Given request: From the listing below, select every line where the word "this" appears.

Information shown:
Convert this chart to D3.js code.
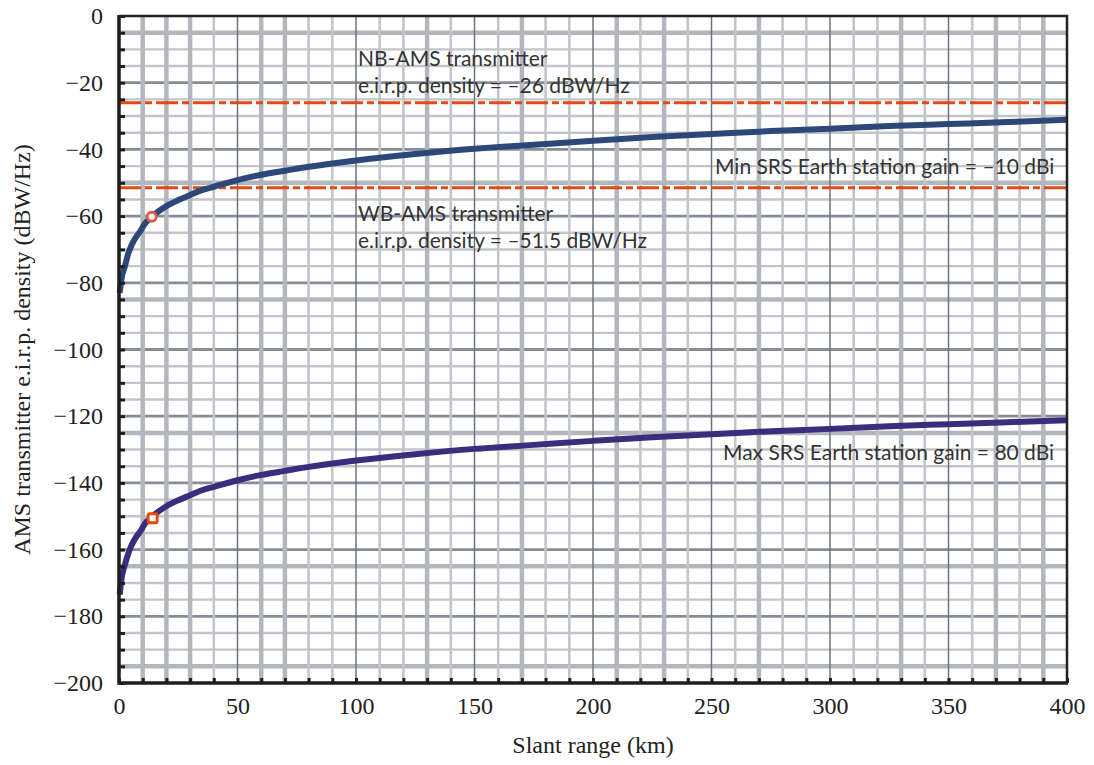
<!DOCTYPE html>
<html>
<head>
<meta charset="utf-8">
<title>AMS transmitter e.i.r.p. density vs slant range</title>
<script src="https://cdn.jsdelivr.net/npm/d3@7"></script>
<style>
    body{ margin:0; background:#fff; }
    svg{ display:block; }
    .note{ font-family:Lato,"Open Sans",sans-serif; font-size:21px; fill:#333; }
    .title{ font-family:"Liberation Serif","Times New Roman",serif; font-size:24px; fill:#222; }
</style>
</head>
<body>
<svg width="1094" height="765"></svg>
<script>
// slant range (km)
var upperRange = [0.3, 1, 2.5, 4, 5.3, 7, 9, 11, 13.8, 17, 20, 25, 30, 35, 40, 50, 60, 70, 80, 90, 100, 125, 150, 175, 200, 225, 250, 275, 300, 325, 350, 375, 400];
// min SRS earth station gain = -10 dBi curve
var upperDensity = [-83, -79, -75, -71, -68.7, -66.5, -64.5, -62.2, -60.2, -58.4, -57, -55.2, -53.7, -52.2, -51.2, -49.2, -47.6, -46.4, -45.2, -44.2, -43.3, -41.4, -39.8, -38.6, -37.4, -36.3, -35.4, -34.5, -33.8, -33, -32.4, -31.8, -31.1];
var lowerRange = [0.3, 1, 2.5, 4, 5.3, 7, 9, 11, 13.8, 17, 20, 25, 30, 35, 40, 50, 60, 70, 80, 90, 100, 125, 150, 175, 200, 225, 250, 275, 300, 325, 350, 375, 400];
// max SRS earth station gain = 80 dBi curve
var lowerDensity = [-173.5, -169, -164.5, -161, -158.7, -156.5, -154.5, -152.2, -150.2, -148.4, -147, -145.2, -143.7, -142.2, -141.2, -139.2, -137.6, -136.4, -135.2, -134.2, -133.3, -131.4, -129.8, -128.6, -127.4, -126.3, -125.4, -124.5, -123.8, -123, -122.4, -121.8, -121.2];
// marked points
var markRange = [13.8, 14.2];
var markDensity = [-60.2, -150.6];
// threshold lines (dBW/Hz)
var limitValues = [-26, -51.5];
var xTickLabels = [0, 50, 100, 150, 200, 250, 300, 350, 400];
var yTickLabels = [0, -20, -40, -60, -80, -100, -120, -140, -160, -180, -200];

var svg = d3.select("svg");
var pLeft = 119, pRight = 1067, pTop = 16, pBottom = 683;

var x = d3.scaleLinear().domain([0, 400]).range([pLeft, pRight]);
var y = d3.scaleLinear().domain([-200, 0]).range([pBottom, pTop]);

// grid: some lines heavier, like the scanned original
var heavyX = [10, 20, 30, 60, 70, 130, 170, 210, 230, 270, 330, 370, 390];
var heavyY = [-5, -50, -85, -125, -165, -195];

var grid = svg.append("g");
d3.range(5, 200, 5).forEach(function(v){
    var val = -v;
    var major = v % 20 === 0;
    var heavy = heavyY.indexOf(val) >= 0;
    grid.append("line")
        .attr("x1", pLeft).attr("x2", pRight)
        .attr("y1", y(val)).attr("y2", y(val))
        .attr("stroke", major ? "#868d96" : (heavy ? "#b3b7bd" : "#c2c5ca"))
        .attr("stroke-width", major ? 2.8 : (heavy ? 4.5 : 2.4));
});
d3.range(10, 400, 10).forEach(function(v){
    var major = v % 50 === 0;
    var heavy = heavyX.indexOf(v) >= 0;
    grid.append("line")
        .attr("x1", x(v)).attr("x2", x(v))
        .attr("y1", pTop).attr("y2", pBottom)
        .attr("stroke", major ? "#6b7480" : (heavy ? "#b3b7bd" : "#c2c5ca"))
        .attr("stroke-width", major ? 1.5 : (heavy ? 4.5 : 2.6));
});

// dashed threshold lines
svg.selectAll("line.limit")
    .data(limitValues)
    .enter()
    .append("line")
    .attr("class", "limit")
    .attr("x1", pLeft).attr("x2", pRight)
    .attr("y1", function(d){ return y(d); })
    .attr("y2", function(d){ return y(d); })
    .attr("stroke", "#e04a14")
    .attr("stroke-width", 3)
    .attr("stroke-dasharray", "22,4,7,4");

// curves
var line = d3.line()
    .x(function(d){ return x(d[0]); })
    .y(function(d){ return y(d[1]); })
    .curve(d3.curveMonotoneX);

svg.append("path")
    .datum(d3.zip(upperRange, upperDensity))
    .attr("d", line)
    .attr("fill", "none")
    .attr("stroke", "#2c4879")
    .attr("stroke-width", 6);

svg.append("path")
    .datum(d3.zip(lowerRange, lowerDensity))
    .attr("d", line)
    .attr("fill", "none")
    .attr("stroke", "#3a2d7b")
    .attr("stroke-width", 6);

// markers
svg.append("circle")
    .attr("cx", x(markRange[0])).attr("cy", y(markDensity[0]))
    .attr("r", 4.5)
    .attr("fill", "#fff")
    .attr("stroke", "#de5a44")
    .attr("stroke-width", 2.8);
svg.append("rect")
    .attr("x", x(markRange[1]) - 4.5).attr("y", y(markDensity[1]) - 4.5)
    .attr("width", 9).attr("height", 9)
    .attr("rx", 1.5)
    .attr("fill", "#fff")
    .attr("stroke", "#e8470f")
    .attr("stroke-width", 2.8);

// axes
var yAxis = d3.axisLeft(y)
    .tickValues(d3.range(-200, 1, 5))
    .tickSizeInner(-6).tickSizeOuter(0)
    .tickPadding(16)
    .tickFormat(function(d){ return yTickLabels.indexOf(d) >= 0 ? (d < 0 ? "\u2212" + (-d) : d) : ""; });
var gy = svg.append("g").attr("transform", "translate(" + pLeft + ",0)").call(yAxis);
gy.select(".domain").remove();
gy.attr("font-family", "'Liberation Serif', 'Times New Roman', serif").attr("font-size", 24);
gy.selectAll(".tick text").attr("fill", "#222");
gy.selectAll(".tick line").attr("stroke", "#1e1e1e").attr("stroke-width", 3);

var xAxis = d3.axisBottom(x)
    .tickValues(d3.range(0, 401, 10))
    .tickSizeInner(-5).tickSizeOuter(0)
    .tickPadding(14)
    .tickFormat(function(d){ return xTickLabels.indexOf(d) >= 0 ? d : ""; });
var gx = svg.append("g").attr("transform", "translate(0," + pBottom + ")").call(xAxis);
gx.select(".domain").remove();
gx.attr("font-family", "'Liberation Serif', 'Times New Roman', serif").attr("font-size", 24);
gx.selectAll(".tick text").attr("fill", "#222");
gx.selectAll(".tick line").attr("stroke", "#1e1e1e").attr("stroke-width", 3);

// frame
svg.append("path")
    .attr("d", "M" + pLeft + "," + pTop + "H" + pRight + "V" + pBottom)
    .attr("fill", "none").attr("stroke", "#222").attr("stroke-width", 2.5);
svg.append("path")
    .attr("d", "M" + pLeft + "," + (pTop - 1) + "V" + pBottom + "H" + (pRight + 1))
    .attr("fill", "none").attr("stroke", "#1e1e1e").attr("stroke-width", 3.5);

// annotations
var notes = [
    ["NB-AMS transmitter", 358, 66],
    ["e.i.r.p. density = \u201326 dBW/Hz", 358, 93],
    ["Min SRS Earth station gain = \u201310 dBi", 715, 174],
    ["WB-AMS transmitter", 358, 221],
    ["e.i.r.p. density = \u201351.5 dBW/Hz", 358, 248],
    ["Max SRS Earth station gain = 80 dBi", 723, 460]
];
svg.selectAll("text.note")
    .data(notes)
    .enter()
    .append("text")
    .attr("class", "note")
    .attr("x", function(d){ return d[1]; })
    .attr("y", function(d){ return d[2]; })
    .text(function(d){ return d[0]; });

// axis titles
svg.append("text")
    .attr("class", "title")
    .attr("x", (pLeft + pRight) / 2)
    .attr("y", 753)
    .attr("text-anchor", "middle")
    .text("Slant range (km)");
svg.append("text")
    .attr("class", "title")
    .attr("transform", "translate(30," + ((pTop + pBottom) / 2) + ") rotate(-90)")
    .attr("text-anchor", "middle")
    .text("AMS transmitter e.i.r.p. density (dBW/Hz)");
</script>
</body>
</html>
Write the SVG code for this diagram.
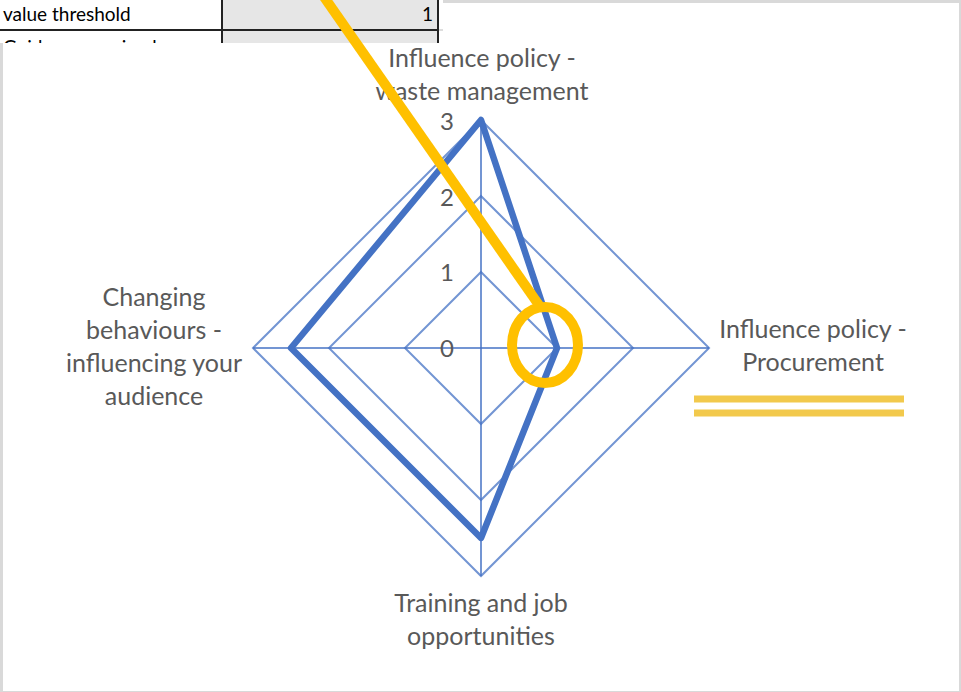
<svg xmlns="http://www.w3.org/2000/svg" width="961" height="692" viewBox="0 0 961 692">
<defs>
<style>
.lbl{font-family:Lato,"Open Sans","Liberation Sans",sans-serif;font-size:25px;fill:#595959;text-anchor:middle}
.tick{font-family:Lato,"Open Sans","Liberation Sans",sans-serif;font-size:24px;fill:#595959;text-anchor:end}
.cell{font-family:Lato,"Liberation Sans",sans-serif;font-size:19px;fill:#000}
.grid{fill:none;stroke:#4472C4;stroke-opacity:0.75;stroke-width:2}
.series{fill:none;stroke:#4472C4;stroke-width:6.5;stroke-linejoin:round}
.hl{stroke:#FFC000;fill:none;stroke-width:10}
.uline{stroke:#F2C94C;stroke-width:7}
</style>
<clipPath id="row2"><rect x="0" y="31" width="222" height="12"/></clipPath>
</defs>
<rect x="0" y="0" width="961" height="692" fill="#D9D9D9"/>
<rect x="3" y="3" width="956" height="688" fill="#FFFFFF"/>
<g id="spreadsheet">
<rect x="0" y="0" width="443" height="43" fill="#FFFFFF"/>
<rect x="223" y="0" width="214" height="43" fill="#E6E6E6"/>
<line x1="0" y1="30" x2="437" y2="30" stroke="#222" stroke-width="2"/>
<line x1="437" y1="30" x2="443" y2="30" stroke="#BBB" stroke-width="1"/>
<line x1="222" y1="0" x2="222" y2="43" stroke="#222" stroke-width="2"/>
<line x1="438" y1="0" x2="438" y2="43" stroke="#222" stroke-width="2"/>
<text class="cell" x="3" y="21">value threshold</text>
<text class="cell" x="433" y="21" text-anchor="end">1</text>
<text class="cell" x="3" y="54" clip-path="url(#row2)">Guidance received</text>
<rect x="0" y="43" width="3" height="649" fill="#D9D9D9"/>
</g>
<g id="chart-grid">
<polygon class="grid" points="481,272 557,348 481,424 405,348"/>
<polygon class="grid" points="481,196 633,348 481,500 329,348"/>
<polygon class="grid" points="481,120 709,348 481,576 253,348"/>
<line class="grid" x1="481" y1="120" x2="481" y2="576"/>
<line class="grid" x1="253" y1="348" x2="709" y2="348"/>
</g>
<g id="ticks">
<text class="tick" x="454" y="130">3</text>
<text class="tick" x="454" y="206">2</text>
<text class="tick" x="454" y="281">1</text>
<text class="tick" x="454" y="357">0</text>
</g>
<g id="node-top">
<text class="lbl" x="482" y="67">Influence policy -</text>
<text class="lbl" x="482" y="100">waste management</text>
</g>
<g id="node-right">
<text class="lbl" x="813" y="338">Influence policy -</text>
<text class="lbl" x="813" y="371">Procurement</text>
</g>
<g id="node-bottom">
<text class="lbl" x="481" y="612">Training and job</text>
<text class="lbl" x="481" y="645">opportunities</text>
</g>
<g id="node-left">
<text class="lbl" x="154" y="306">Changing</text>
<text class="lbl" x="154" y="339">behaviours -</text>
<text class="lbl" x="154" y="372">influencing your</text>
<text class="lbl" x="154" y="405">audience</text>
</g>
<g id="series">
<polygon class="series" points="481,120 557,348 481,538 291,348"/>
</g>
<g id="connectors">
<line class="hl" x1="322" y1="-6" x2="541" y2="308"/>
<ellipse class="hl" cx="545" cy="345" rx="33" ry="38"/>
<line class="uline" x1="694" y1="399" x2="904" y2="399"/>
<line class="uline" x1="694" y1="413" x2="904" y2="413"/>
</g>
</svg>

Solution to the exercise:
Convert this chart to D3.js code.
Write the SVG code for this diagram.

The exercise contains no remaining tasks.